** START Extracted data **
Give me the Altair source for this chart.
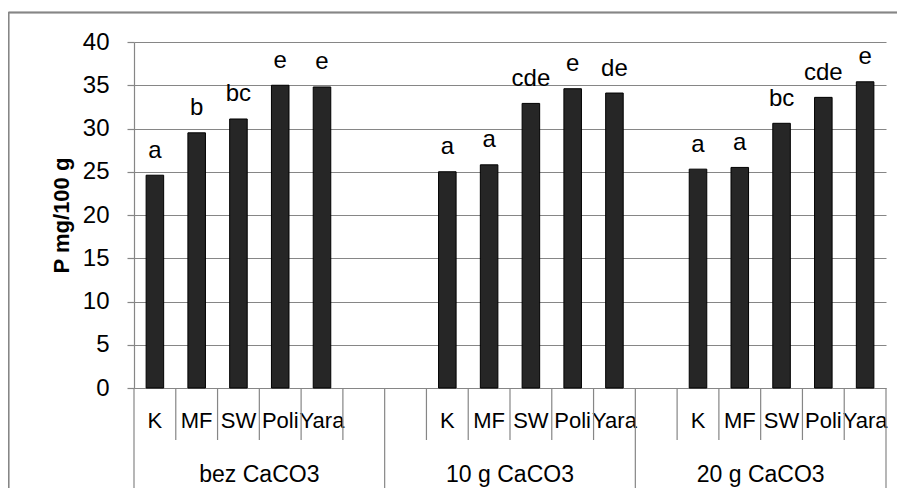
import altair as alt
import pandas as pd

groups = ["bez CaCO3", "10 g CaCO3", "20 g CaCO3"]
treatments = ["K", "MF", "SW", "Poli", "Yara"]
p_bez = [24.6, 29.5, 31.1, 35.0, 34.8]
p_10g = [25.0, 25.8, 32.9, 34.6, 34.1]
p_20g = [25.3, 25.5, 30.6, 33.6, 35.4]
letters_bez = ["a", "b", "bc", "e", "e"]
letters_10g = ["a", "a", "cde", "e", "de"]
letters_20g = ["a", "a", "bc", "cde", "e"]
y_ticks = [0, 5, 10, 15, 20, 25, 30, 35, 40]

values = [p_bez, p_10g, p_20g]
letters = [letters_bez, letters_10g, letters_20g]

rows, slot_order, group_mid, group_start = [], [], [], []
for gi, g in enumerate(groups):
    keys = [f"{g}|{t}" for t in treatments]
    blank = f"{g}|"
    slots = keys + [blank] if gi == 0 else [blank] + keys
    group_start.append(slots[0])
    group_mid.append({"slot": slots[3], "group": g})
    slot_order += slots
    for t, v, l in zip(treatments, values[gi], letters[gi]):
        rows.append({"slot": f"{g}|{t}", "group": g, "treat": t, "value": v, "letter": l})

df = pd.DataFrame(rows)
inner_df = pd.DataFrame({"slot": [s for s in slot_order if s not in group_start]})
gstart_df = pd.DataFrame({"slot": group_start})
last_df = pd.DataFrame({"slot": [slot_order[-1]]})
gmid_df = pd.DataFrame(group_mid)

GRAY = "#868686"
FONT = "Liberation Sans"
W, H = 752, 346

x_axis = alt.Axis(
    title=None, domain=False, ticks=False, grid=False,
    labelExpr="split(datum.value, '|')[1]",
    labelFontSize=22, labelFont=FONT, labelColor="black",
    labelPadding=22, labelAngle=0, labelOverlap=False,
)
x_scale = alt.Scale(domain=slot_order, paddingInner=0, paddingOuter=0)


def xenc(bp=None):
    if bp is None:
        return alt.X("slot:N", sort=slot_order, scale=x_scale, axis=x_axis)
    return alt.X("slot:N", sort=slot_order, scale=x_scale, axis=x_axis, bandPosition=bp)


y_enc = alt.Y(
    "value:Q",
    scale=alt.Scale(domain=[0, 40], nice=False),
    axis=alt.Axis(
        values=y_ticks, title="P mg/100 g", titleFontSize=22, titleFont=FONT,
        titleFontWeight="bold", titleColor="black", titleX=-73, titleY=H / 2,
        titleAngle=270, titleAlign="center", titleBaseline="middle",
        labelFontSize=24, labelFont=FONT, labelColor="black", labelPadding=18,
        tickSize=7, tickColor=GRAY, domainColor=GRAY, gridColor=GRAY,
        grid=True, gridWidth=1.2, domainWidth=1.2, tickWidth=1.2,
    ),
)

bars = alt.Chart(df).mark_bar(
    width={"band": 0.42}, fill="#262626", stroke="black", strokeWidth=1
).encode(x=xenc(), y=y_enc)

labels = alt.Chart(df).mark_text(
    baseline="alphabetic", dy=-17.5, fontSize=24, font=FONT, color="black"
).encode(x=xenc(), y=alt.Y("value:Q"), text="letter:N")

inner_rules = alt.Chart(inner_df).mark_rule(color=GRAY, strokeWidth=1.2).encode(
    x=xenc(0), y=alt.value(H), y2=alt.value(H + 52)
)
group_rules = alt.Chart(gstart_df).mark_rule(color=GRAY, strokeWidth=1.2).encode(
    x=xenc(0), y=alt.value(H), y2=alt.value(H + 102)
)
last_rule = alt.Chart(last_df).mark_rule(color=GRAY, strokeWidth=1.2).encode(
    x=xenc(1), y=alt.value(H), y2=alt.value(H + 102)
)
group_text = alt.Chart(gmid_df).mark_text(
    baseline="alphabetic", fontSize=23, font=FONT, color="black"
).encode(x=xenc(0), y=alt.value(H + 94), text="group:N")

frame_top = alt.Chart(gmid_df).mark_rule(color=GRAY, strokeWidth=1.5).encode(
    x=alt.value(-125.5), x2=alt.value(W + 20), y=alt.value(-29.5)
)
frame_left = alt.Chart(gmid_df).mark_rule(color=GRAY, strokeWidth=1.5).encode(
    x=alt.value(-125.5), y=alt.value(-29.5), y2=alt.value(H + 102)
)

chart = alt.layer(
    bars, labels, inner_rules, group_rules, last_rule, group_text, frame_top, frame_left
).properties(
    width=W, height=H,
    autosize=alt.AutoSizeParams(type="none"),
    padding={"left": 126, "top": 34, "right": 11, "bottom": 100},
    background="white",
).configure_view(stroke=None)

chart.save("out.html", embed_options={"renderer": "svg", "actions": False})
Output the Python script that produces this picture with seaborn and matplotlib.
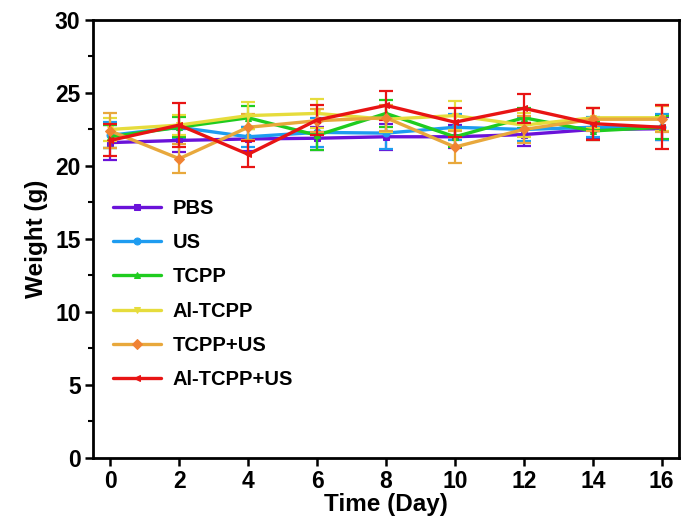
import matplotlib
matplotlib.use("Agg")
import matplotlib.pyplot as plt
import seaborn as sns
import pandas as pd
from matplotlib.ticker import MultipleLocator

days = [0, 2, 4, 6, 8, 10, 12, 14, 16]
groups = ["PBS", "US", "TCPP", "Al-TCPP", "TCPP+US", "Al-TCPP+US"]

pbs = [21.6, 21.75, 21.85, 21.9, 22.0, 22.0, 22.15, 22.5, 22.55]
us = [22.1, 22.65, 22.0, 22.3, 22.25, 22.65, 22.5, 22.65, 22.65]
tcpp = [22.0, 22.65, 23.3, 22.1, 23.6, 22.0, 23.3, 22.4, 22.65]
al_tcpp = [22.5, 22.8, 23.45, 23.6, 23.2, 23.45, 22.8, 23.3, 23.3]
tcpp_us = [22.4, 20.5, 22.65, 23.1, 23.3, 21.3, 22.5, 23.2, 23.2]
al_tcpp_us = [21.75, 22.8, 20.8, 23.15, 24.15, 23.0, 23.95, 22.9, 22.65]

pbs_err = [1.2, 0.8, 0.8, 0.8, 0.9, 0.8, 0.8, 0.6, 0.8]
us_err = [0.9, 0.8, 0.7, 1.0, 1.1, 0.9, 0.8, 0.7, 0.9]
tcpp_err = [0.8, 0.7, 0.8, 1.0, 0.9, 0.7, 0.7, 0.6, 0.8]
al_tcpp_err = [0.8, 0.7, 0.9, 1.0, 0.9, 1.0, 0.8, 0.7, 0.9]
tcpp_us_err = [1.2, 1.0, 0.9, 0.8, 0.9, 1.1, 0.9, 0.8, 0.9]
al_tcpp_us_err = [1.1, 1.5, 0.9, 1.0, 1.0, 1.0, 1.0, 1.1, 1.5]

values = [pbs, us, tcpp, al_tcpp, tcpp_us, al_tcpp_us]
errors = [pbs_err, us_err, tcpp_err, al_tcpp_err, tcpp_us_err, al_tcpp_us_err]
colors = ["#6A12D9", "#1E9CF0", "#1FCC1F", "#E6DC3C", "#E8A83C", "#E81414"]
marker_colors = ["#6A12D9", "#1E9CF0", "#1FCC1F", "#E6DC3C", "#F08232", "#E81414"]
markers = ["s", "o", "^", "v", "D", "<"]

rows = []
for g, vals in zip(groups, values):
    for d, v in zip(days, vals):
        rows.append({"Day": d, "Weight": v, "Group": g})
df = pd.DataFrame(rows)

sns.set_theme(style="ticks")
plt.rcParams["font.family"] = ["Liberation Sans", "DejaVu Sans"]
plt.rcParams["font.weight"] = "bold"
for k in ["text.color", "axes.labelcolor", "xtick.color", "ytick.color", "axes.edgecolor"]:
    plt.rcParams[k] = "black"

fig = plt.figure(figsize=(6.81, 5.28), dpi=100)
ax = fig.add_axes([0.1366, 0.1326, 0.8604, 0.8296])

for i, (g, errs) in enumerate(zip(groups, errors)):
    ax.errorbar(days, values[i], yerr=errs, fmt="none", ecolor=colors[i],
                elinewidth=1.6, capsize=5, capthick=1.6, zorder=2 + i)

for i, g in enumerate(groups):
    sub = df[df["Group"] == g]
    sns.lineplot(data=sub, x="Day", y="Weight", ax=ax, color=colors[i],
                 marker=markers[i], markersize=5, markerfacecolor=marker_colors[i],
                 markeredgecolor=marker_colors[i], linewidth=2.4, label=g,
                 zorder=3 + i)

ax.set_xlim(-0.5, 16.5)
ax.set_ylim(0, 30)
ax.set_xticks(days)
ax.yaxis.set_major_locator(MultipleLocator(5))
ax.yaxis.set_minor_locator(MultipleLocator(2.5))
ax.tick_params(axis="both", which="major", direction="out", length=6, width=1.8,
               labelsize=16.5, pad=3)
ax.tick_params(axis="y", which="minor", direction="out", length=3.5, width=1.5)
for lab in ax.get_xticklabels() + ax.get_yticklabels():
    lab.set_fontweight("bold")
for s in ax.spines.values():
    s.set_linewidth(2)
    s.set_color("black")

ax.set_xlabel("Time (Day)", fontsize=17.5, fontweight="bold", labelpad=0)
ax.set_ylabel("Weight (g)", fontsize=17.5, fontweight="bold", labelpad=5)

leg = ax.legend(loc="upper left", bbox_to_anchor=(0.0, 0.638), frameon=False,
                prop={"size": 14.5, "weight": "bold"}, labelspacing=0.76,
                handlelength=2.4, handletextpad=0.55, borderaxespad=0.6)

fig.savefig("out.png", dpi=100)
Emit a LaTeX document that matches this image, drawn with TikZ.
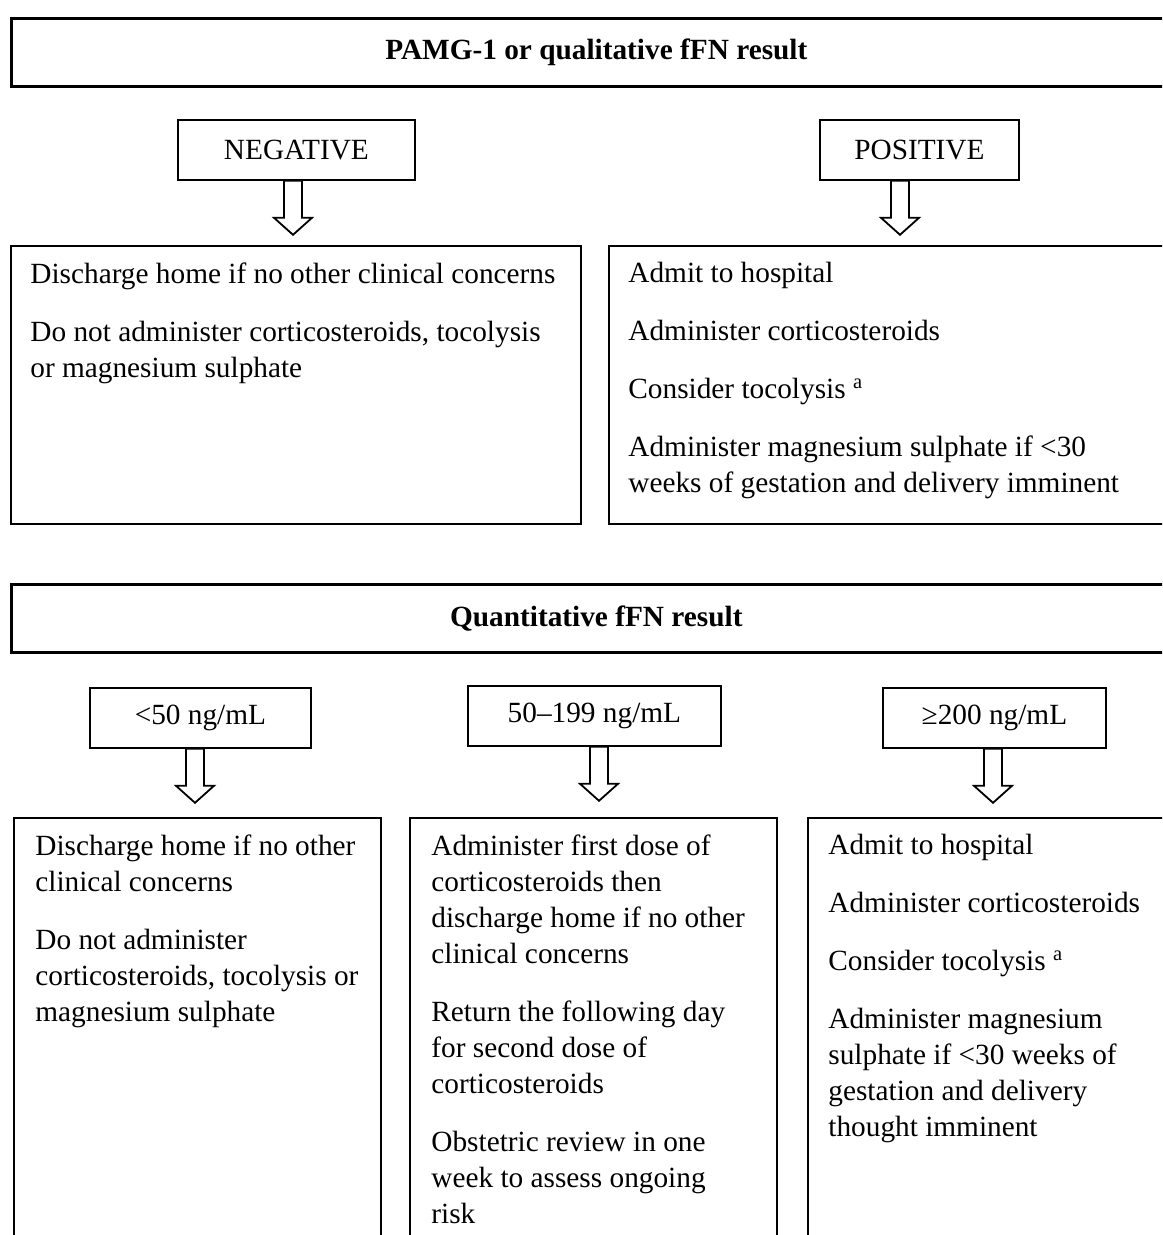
** END Extracted data **
# Task
Above are some records. Output exactly the lines from the one that contains "Output the Python" to the one that contains "elinewidth=1.6, capsize=5, capthick=1.6, zorder=2", keeping both, and omit the pictures.

# Completed task
Output the Python script that produces this picture with seaborn and matplotlib.
import matplotlib
matplotlib.use("Agg")
import matplotlib.pyplot as plt
import seaborn as sns
import pandas as pd
from matplotlib.ticker import MultipleLocator

days = [0, 2, 4, 6, 8, 10, 12, 14, 16]
groups = ["PBS", "US", "TCPP", "Al-TCPP", "TCPP+US", "Al-TCPP+US"]

pbs = [21.6, 21.75, 21.85, 21.9, 22.0, 22.0, 22.15, 22.5, 22.55]
us = [22.1, 22.65, 22.0, 22.3, 22.25, 22.65, 22.5, 22.65, 22.65]
tcpp = [22.0, 22.65, 23.3, 22.1, 23.6, 22.0, 23.3, 22.4, 22.65]
al_tcpp = [22.5, 22.8, 23.45, 23.6, 23.2, 23.45, 22.8, 23.3, 23.3]
tcpp_us = [22.4, 20.5, 22.65, 23.1, 23.3, 21.3, 22.5, 23.2, 23.2]
al_tcpp_us = [21.75, 22.8, 20.8, 23.15, 24.15, 23.0, 23.95, 22.9, 22.65]

pbs_err = [1.2, 0.8, 0.8, 0.8, 0.9, 0.8, 0.8, 0.6, 0.8]
us_err = [0.9, 0.8, 0.7, 1.0, 1.1, 0.9, 0.8, 0.7, 0.9]
tcpp_err = [0.8, 0.7, 0.8, 1.0, 0.9, 0.7, 0.7, 0.6, 0.8]
al_tcpp_err = [0.8, 0.7, 0.9, 1.0, 0.9, 1.0, 0.8, 0.7, 0.9]
tcpp_us_err = [1.2, 1.0, 0.9, 0.8, 0.9, 1.1, 0.9, 0.8, 0.9]
al_tcpp_us_err = [1.1, 1.5, 0.9, 1.0, 1.0, 1.0, 1.0, 1.1, 1.5]

values = [pbs, us, tcpp, al_tcpp, tcpp_us, al_tcpp_us]
errors = [pbs_err, us_err, tcpp_err, al_tcpp_err, tcpp_us_err, al_tcpp_us_err]
colors = ["#6A12D9", "#1E9CF0", "#1FCC1F", "#E6DC3C", "#E8A83C", "#E81414"]
marker_colors = ["#6A12D9", "#1E9CF0", "#1FCC1F", "#E6DC3C", "#F08232", "#E81414"]
markers = ["s", "o", "^", "v", "D", "<"]

rows = []
for g, vals in zip(groups, values):
    for d, v in zip(days, vals):
        rows.append({"Day": d, "Weight": v, "Group": g})
df = pd.DataFrame(rows)

sns.set_theme(style="ticks")
plt.rcParams["font.family"] = ["Liberation Sans", "DejaVu Sans"]
plt.rcParams["font.weight"] = "bold"
for k in ["text.color", "axes.labelcolor", "xtick.color", "ytick.color", "axes.edgecolor"]:
    plt.rcParams[k] = "black"

fig = plt.figure(figsize=(6.81, 5.28), dpi=100)
ax = fig.add_axes([0.1366, 0.1326, 0.8604, 0.8296])

for i, (g, errs) in enumerate(zip(groups, errors)):
    ax.errorbar(days, values[i], yerr=errs, fmt="none", ecolor=colors[i],
                elinewidth=1.6, capsize=5, capthick=1.6, zorder=2 + i)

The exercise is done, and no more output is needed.